Introduction to the Problem and Solution

Encountering Excel data where each cell in a column depends on the next column is a common scenario. This hierarchical or sequential relationship poses challenges when analyzing or processing the data. To tackle this, we turn to Python, utilizing libraries like pandas for data manipulation and openpyxl or xlsxwriter for Excel file operations. By loading the data into a pandas DataFrame, understanding the cascading relationships between columns, and performing necessary transformations or analyses, we maintain the data’s relational structure throughout our tasks.

Code

import pandas as pd

# Load your excel file
df = pd.read_excel("your_file.xlsx")

# Example operation: Displaying cascaded relationships 
for i in range(len(df.columns)-1):
    current_col = df.iloc[:, i]
    next_col = df.iloc[:, i+1]
    print(f"Relationship between {df.columns[i]} and {df.columns[i+1]}:")
    for j in range(len(current_col)):
        print(f"{current_col[j]} -> {next_col[j]}")

# Copyright PHD

Explanation

In our solution: – Importing Pandas: We import pandas for efficient dataset handling. – Loading the Excel File: The read_excel function reads the Excel file into a DataFrame. – Iterating Over Columns: We iterate over adjacent columns to display their relationships. – Displaying Relationships: Each cell value from one column is paired with its corresponding value in the next column, showcasing their cascading nature.

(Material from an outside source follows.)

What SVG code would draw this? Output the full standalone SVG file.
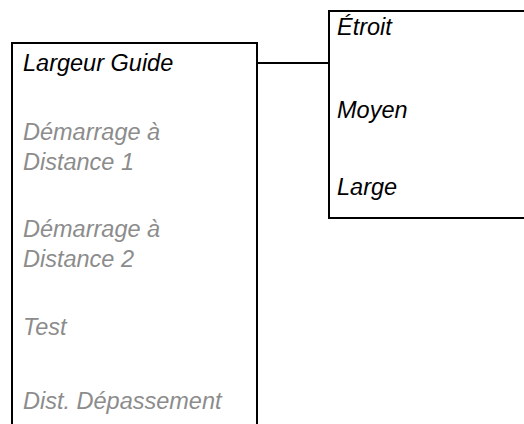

This code serves as a foundation. Depending on your needs (e.g., analysis, transformation), further steps like filtering rows or aggregating values may be required.

What libraries can I use besides pandas for working with Excel files?

You can utilize libraries like openpyxl for complex .xlsx operations or xlrd and xlwt for older .xls formats.

How do I install pandas?

Simply run pip install pandas in your terminal/command prompt.

Can I edit an existing Excel file without losing formatting?

Yes, consider using openpyxl, which preserves original formatting better than pandas alone.

How do I save modifications back into an Excel file?

Use df.to_excel(“modified_file.xlsx”, index=False). Set index=False to exclude row indices.

Can I filter rows based on conditions?

Absolutely! Employ methods like .loc[], .iloc[], or direct conditionals on columns.

Conclusion

Exploring cascading columns within an Excel sheet demonstrates how Python coupled with tools like Pandas can handle intricate data relationships efficiently. From visualizing simple relationships to executing complex manipulations based on those connections, these resources empower users to extract valuable insights from structured spreadsheet data.